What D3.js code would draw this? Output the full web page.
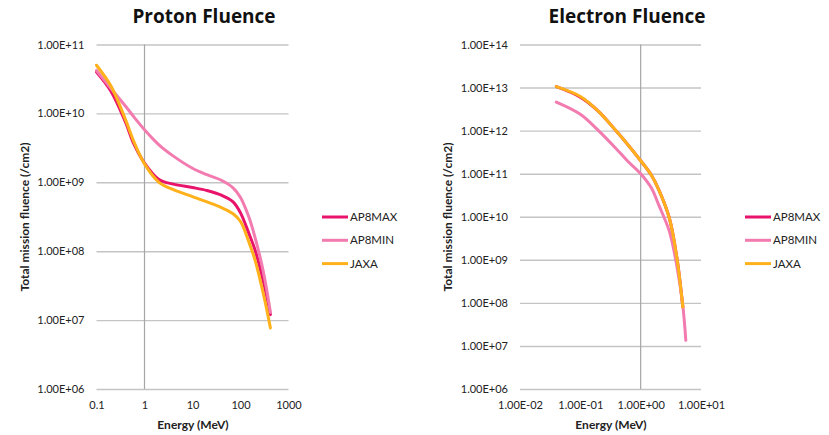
<!DOCTYPE html>
<html lang="en">
<head>
<meta charset="utf-8" />
<title>Proton / Electron Fluence</title>
<style>
  body  { margin:0; background:#fff; font-family:Lato,"Open Sans",sans-serif; }
  svg   { display:block; }
  .grid line   { stroke:#c4c4c4; stroke-width:1.4px; }
  .grid .domain{ display:none; }
  .tick text   { font-size:11px; fill:#222; font-family:Lato,sans-serif; }
  .title       { font-size:19px; font-weight:700; fill:#111; font-family:"Open Sans",sans-serif; }
  .axisTitle   { font-size:12px; font-weight:700; fill:#222; }
  .legend text { font-size:11.5px; fill:#222; }
</style>
</head>
<body>
<svg width="829" height="435"></svg>
<script src="https://cdn.jsdelivr.net/npm/d3@7"></script>
<script>
/* ---------- DATA ---------- */
const seriesNames  = ["AP8MAX", "AP8MIN", "JAXA"];
const seriesColors = ["#e8136b", "#f27bb0", "#ffb11b"];

// proton fluence (/cm2) vs energy (MeV)
const protonEnergy = [0.1, 0.2, 0.4, 0.6, 1, 2, 4, 10, 20, 40, 70, 100, 150, 200, 300, 420];
const protonAP8MAX = [4.0e10, 2.1e10, 7.5e9, 3.6e9, 1.9e9, 1.1e9, 9.4e8, 8.4e8, 7.6e8, 6.5e8, 5.2e8, 3.6e8, 1.8e8, 1.05e8, 3.6e7, 1.2e7];
const protonAP8MIN = [4.2e10, 2.3e10, 1.28e10, 8.9e9, 5.8e9, 3.5e9, 2.4e9, 1.6e9, 1.29e9, 1.07e9, 8.3e8, 6.0e8, 3.1e8, 1.6e8, 5.0e7, 1.3e7];
const protonJAXA   = [5.0e10, 2.5e10, 8.2e9, 3.9e9, 1.85e9, 1.0e9, 7.8e8, 6.2e8, 5.2e8, 4.3e8, 3.5e8, 2.7e8, 1.35e8, 7.5e7, 2.4e7, 7.7e6];

// electron fluence (/cm2) vs energy (MeV)
const electronEnergy = [0.04, 0.1, 0.2, 0.4, 0.6, 1, 1.5, 2, 3, 4, 5, 5.6];
const electronAP8MAX = [1.05e13, 6.0e12, 2.8e12, 9.5e11, 4.9e11, 2.0e11, 9.3e10, 4.2e10, 9.1e9, 1.07e9, 8.0e7, null];
const electronAP8MIN = [4.6e12, 2.4e12, 1.0e12, 3.7e11, 2.0e11, 1.0e11, 4.7e10, 1.86e10, 4.5e9, 6.9e8, 8.5e7, 1.35e7];
const electronJAXA   = [1.05e13, 6.2e12, 2.8e12, 9.5e11, 4.9e11, 2.0e11, 9.3e10, 4.2e10, 9.1e9, 1.07e9, 8.0e7, null];

const protonXTicks   = [0.1, 1, 10, 100, 1000];
const protonYTicks   = [1e6, 1e7, 1e8, 1e9, 1e10, 1e11];
const electronXTicks = [1e-2, 1e-1, 1e0, 1e1];
const electronYTicks = [1e6, 1e7, 1e8, 1e9, 1e10, 1e11, 1e12, 1e13, 1e14];

/* ---------- HELPERS ---------- */
// 1.00E+06 style, as Excel shows it
function sci(v){
  const [m, e] = v.toExponential(2).split("e");
  const n = +e;
  return m + "E" + (n < 0 ? "-" : "+") + String(Math.abs(n)).padStart(2, "0");
}

const svg = d3.select("svg");

function drawChart(cfg){
  const g = svg.append("g");
  const x = d3.scaleLog().domain(cfg.xDomain).range(cfg.xRange);
  const y = d3.scaleLog().domain(cfg.yDomain).range(cfg.yRange);

  // horizontal gridlines + y labels
  const ya = g.append("g")
      .attr("class", "grid")
      .attr("transform", `translate(${cfg.xRange[0]},0)`)
      .call(d3.axisLeft(y).tickValues(cfg.yTicks).tickFormat(sci)
              .tickSize(-(cfg.xRange[1] - cfg.xRange[0])).tickPadding(12));
  ya.selectAll(".tick text").attr("x", -12);

  // x labels
  const xa = g.append("g")
      .attr("class", "grid")
      .attr("transform", `translate(0,${cfg.yRange[0]})`)
      .call(d3.axisBottom(x).tickValues(cfg.xTicks).tickFormat(cfg.xFormat)
              .tickSize(0).tickPadding(12));
  xa.selectAll("line").remove();

  // vertical axis line where value axis crosses
  g.append("line")
      .attr("x1", x(cfg.cross)).attr("x2", x(cfg.cross))
      .attr("y1", cfg.yRange[1]).attr("y2", cfg.yRange[0])
      .attr("stroke", "#a6a6a6").attr("stroke-width", 1.2);

  // series (smoothed like Excel)
  const line = d3.line()
      .defined(d => d[1] != null)
      .x(d => x(d[0])).y(d => y(d[1]))
      .curve(d3.curveCatmullRom.alpha(0.5));

  cfg.series.forEach((vals, i) => {
    g.append("path")
      .datum(cfg.energy.map((e, j) => [e, vals[j]]))
      .attr("d", line)
      .attr("fill", "none")
      .attr("stroke", seriesColors[i])
      .attr("stroke-width", 3)
      .attr("stroke-linecap", "round")
      .attr("stroke-linejoin", "round");
  });

  // titles
  g.append("text").attr("class", "title")
      .attr("x", cfg.titleX).attr("y", 23)
      .attr("text-anchor", "middle").text(cfg.title);

  g.append("text").attr("class", "axisTitle")
      .attr("x", cfg.xTitleX).attr("y", 429)
      .attr("text-anchor", "middle").text("Energy (MeV)");

  g.append("text").attr("class", "axisTitle")
      .attr("transform", `translate(${cfg.yTitleX},217) rotate(-90)`)
      .attr("text-anchor", "middle").text("Total mission fluence (/cm2)");

  // legend
  const lg = g.append("g").attr("class", "legend")
      .attr("transform", `translate(${cfg.legendX},217)`);
  seriesNames.forEach((name, i) => {
    const row = lg.append("g").attr("transform", `translate(0,${i * 23.3})`);
    row.append("line").attr("x1", 0).attr("x2", 26)
        .attr("stroke", seriesColors[i]).attr("stroke-width", 3);
    row.append("text").attr("x", 28).attr("dy", "0.36em").text(name);
  });
}

drawChart({
  title: "Proton Fluence", titleX: 204, xTitleX: 193, yTitleX: 29, legendX: 322,
  xDomain: [0.1, 1000], xRange: [96.5, 288.5],
  yDomain: [1e6, 1e11], yRange: [389, 44.5],
  xTicks: protonXTicks, yTicks: protonYTicks, cross: 1,
  xFormat: d => String(d),
  energy: protonEnergy,
  series: [protonAP8MAX, protonAP8MIN, protonJAXA]
});

drawChart({
  title: "Electron Fluence", titleX: 627, xTitleX: 611, yTitleX: 452, legendX: 745,
  xDomain: [1e-2, 1e1], xRange: [520, 701],
  yDomain: [1e6, 1e14], yRange: [389, 44.5],
  xTicks: electronXTicks, yTicks: electronYTicks, cross: 1,
  xFormat: sci,
  energy: electronEnergy,
  series: [electronAP8MAX, electronAP8MIN, electronJAXA]
});
</script>
</body>
</html>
◇ ◇ ◇
With the pictures left out, transcribe the material exactly.

- Solution:
What D3.js code would draw this? Output the full web page.
<!DOCTYPE html>
<html lang="en">
<head>
<meta charset="utf-8" />
<title>Proton / Electron Fluence</title>
<style>
  body  { margin:0; background:#fff; font-family:Lato,"Open Sans",sans-serif; }
  svg   { display:block; }
  .grid line   { stroke:#c4c4c4; stroke-width:1.4px; }
  .grid .domain{ display:none; }
  .tick text   { font-size:11px; fill:#222; font-family:Lato,sans-serif; }
  .title       { font-size:19px; font-weight:700; fill:#111; font-family:"Open Sans",sans-serif; }
  .axisTitle   { font-size:12px; font-weight:700; fill:#222; }
  .legend text { font-size:11.5px; fill:#222; }
</style>
</head>
<body>
<svg width="829" height="435"></svg>
<script src="https://cdn.jsdelivr.net/npm/d3@7"></script>
<script>
/* ---------- DATA ---------- */
const seriesNames  = ["AP8MAX", "AP8MIN", "JAXA"];
const seriesColors = ["#e8136b", "#f27bb0", "#ffb11b"];

// proton fluence (/cm2) vs energy (MeV)
const protonEnergy = [0.1, 0.2, 0.4, 0.6, 1, 2, 4, 10, 20, 40, 70, 100, 150, 200, 300, 420];
const protonAP8MAX = [4.0e10, 2.1e10, 7.5e9, 3.6e9, 1.9e9, 1.1e9, 9.4e8, 8.4e8, 7.6e8, 6.5e8, 5.2e8, 3.6e8, 1.8e8, 1.05e8, 3.6e7, 1.2e7];
const protonAP8MIN = [4.2e10, 2.3e10, 1.28e10, 8.9e9, 5.8e9, 3.5e9, 2.4e9, 1.6e9, 1.29e9, 1.07e9, 8.3e8, 6.0e8, 3.1e8, 1.6e8, 5.0e7, 1.3e7];
const protonJAXA   = [5.0e10, 2.5e10, 8.2e9, 3.9e9, 1.85e9, 1.0e9, 7.8e8, 6.2e8, 5.2e8, 4.3e8, 3.5e8, 2.7e8, 1.35e8, 7.5e7, 2.4e7, 7.7e6];

// electron fluence (/cm2) vs energy (MeV)
const electronEnergy = [0.04, 0.1, 0.2, 0.4, 0.6, 1, 1.5, 2, 3, 4, 5, 5.6];
const electronAP8MAX = [1.05e13, 6.0e12, 2.8e12, 9.5e11, 4.9e11, 2.0e11, 9.3e10, 4.2e10, 9.1e9, 1.07e9, 8.0e7, null];
const electronAP8MIN = [4.6e12, 2.4e12, 1.0e12, 3.7e11, 2.0e11, 1.0e11, 4.7e10, 1.86e10, 4.5e9, 6.9e8, 8.5e7, 1.35e7];
const electronJAXA   = [1.05e13, 6.2e12, 2.8e12, 9.5e11, 4.9e11, 2.0e11, 9.3e10, 4.2e10, 9.1e9, 1.07e9, 8.0e7, null];

const protonXTicks   = [0.1, 1, 10, 100, 1000];
const protonYTicks   = [1e6, 1e7, 1e8, 1e9, 1e10, 1e11];
const electronXTicks = [1e-2, 1e-1, 1e0, 1e1];
const electronYTicks = [1e6, 1e7, 1e8, 1e9, 1e10, 1e11, 1e12, 1e13, 1e14];

/* ---------- HELPERS ---------- */
// 1.00E+06 style, as Excel shows it
function sci(v){
  const [m, e] = v.toExponential(2).split("e");
  const n = +e;
  return m + "E" + (n < 0 ? "-" : "+") + String(Math.abs(n)).padStart(2, "0");
}

const svg = d3.select("svg");

function drawChart(cfg){
  const g = svg.append("g");
  const x = d3.scaleLog().domain(cfg.xDomain).range(cfg.xRange);
  const y = d3.scaleLog().domain(cfg.yDomain).range(cfg.yRange);

  // horizontal gridlines + y labels
  const ya = g.append("g")
      .attr("class", "grid")
      .attr("transform", `translate(${cfg.xRange[0]},0)`)
      .call(d3.axisLeft(y).tickValues(cfg.yTicks).tickFormat(sci)
              .tickSize(-(cfg.xRange[1] - cfg.xRange[0])).tickPadding(12));
  ya.selectAll(".tick text").attr("x", -12);

  // x labels
  const xa = g.append("g")
      .attr("class", "grid")
      .attr("transform", `translate(0,${cfg.yRange[0]})`)
      .call(d3.axisBottom(x).tickValues(cfg.xTicks).tickFormat(cfg.xFormat)
              .tickSize(0).tickPadding(12));
  xa.selectAll("line").remove();

  // vertical axis line where value axis crosses
  g.append("line")
      .attr("x1", x(cfg.cross)).attr("x2", x(cfg.cross))
      .attr("y1", cfg.yRange[1]).attr("y2", cfg.yRange[0])
      .attr("stroke", "#a6a6a6").attr("stroke-width", 1.2);

  // series (smoothed like Excel)
  const line = d3.line()
      .defined(d => d[1] != null)
      .x(d => x(d[0])).y(d => y(d[1]))
      .curve(d3.curveCatmullRom.alpha(0.5));

  cfg.series.forEach((vals, i) => {
    g.append("path")
      .datum(cfg.energy.map((e, j) => [e, vals[j]]))
      .attr("d", line)
      .attr("fill", "none")
      .attr("stroke", seriesColors[i])
      .attr("stroke-width", 3)
      .attr("stroke-linecap", "round")
      .attr("stroke-linejoin", "round");
  });

  // titles
  g.append("text").attr("class", "title")
      .attr("x", cfg.titleX).attr("y", 23)
      .attr("text-anchor", "middle").text(cfg.title);

  g.append("text").attr("class", "axisTitle")
      .attr("x", cfg.xTitleX).attr("y", 429)
      .attr("text-anchor", "middle").text("Energy (MeV)");

  g.append("text").attr("class", "axisTitle")
      .attr("transform", `translate(${cfg.yTitleX},217) rotate(-90)`)
      .attr("text-anchor", "middle").text("Total mission fluence (/cm2)");

  // legend
  const lg = g.append("g").attr("class", "legend")
      .attr("transform", `translate(${cfg.legendX},217)`);
  seriesNames.forEach((name, i) => {
    const row = lg.append("g").attr("transform", `translate(0,${i * 23.3})`);
    row.append("line").attr("x1", 0).attr("x2", 26)
        .attr("stroke", seriesColors[i]).attr("stroke-width", 3);
    row.append("text").attr("x", 28).attr("dy", "0.36em").text(name);
  });
}

drawChart({
  title: "Proton Fluence", titleX: 204, xTitleX: 193, yTitleX: 29, legendX: 322,
  xDomain: [0.1, 1000], xRange: [96.5, 288.5],
  yDomain: [1e6, 1e11], yRange: [389, 44.5],
  xTicks: protonXTicks, yTicks: protonYTicks, cross: 1,
  xFormat: d => String(d),
  energy: protonEnergy,
  series: [protonAP8MAX, protonAP8MIN, protonJAXA]
});

drawChart({
  title: "Electron Fluence", titleX: 627, xTitleX: 611, yTitleX: 452, legendX: 745,
  xDomain: [1e-2, 1e1], xRange: [520, 701],
  yDomain: [1e6, 1e14], yRange: [389, 44.5],
  xTicks: electronXTicks, yTicks: electronYTicks, cross: 1,
  xFormat: sci,
  energy: electronEnergy,
  series: [electronAP8MAX, electronAP8MIN, electronJAXA]
});
</script>
</body>
</html>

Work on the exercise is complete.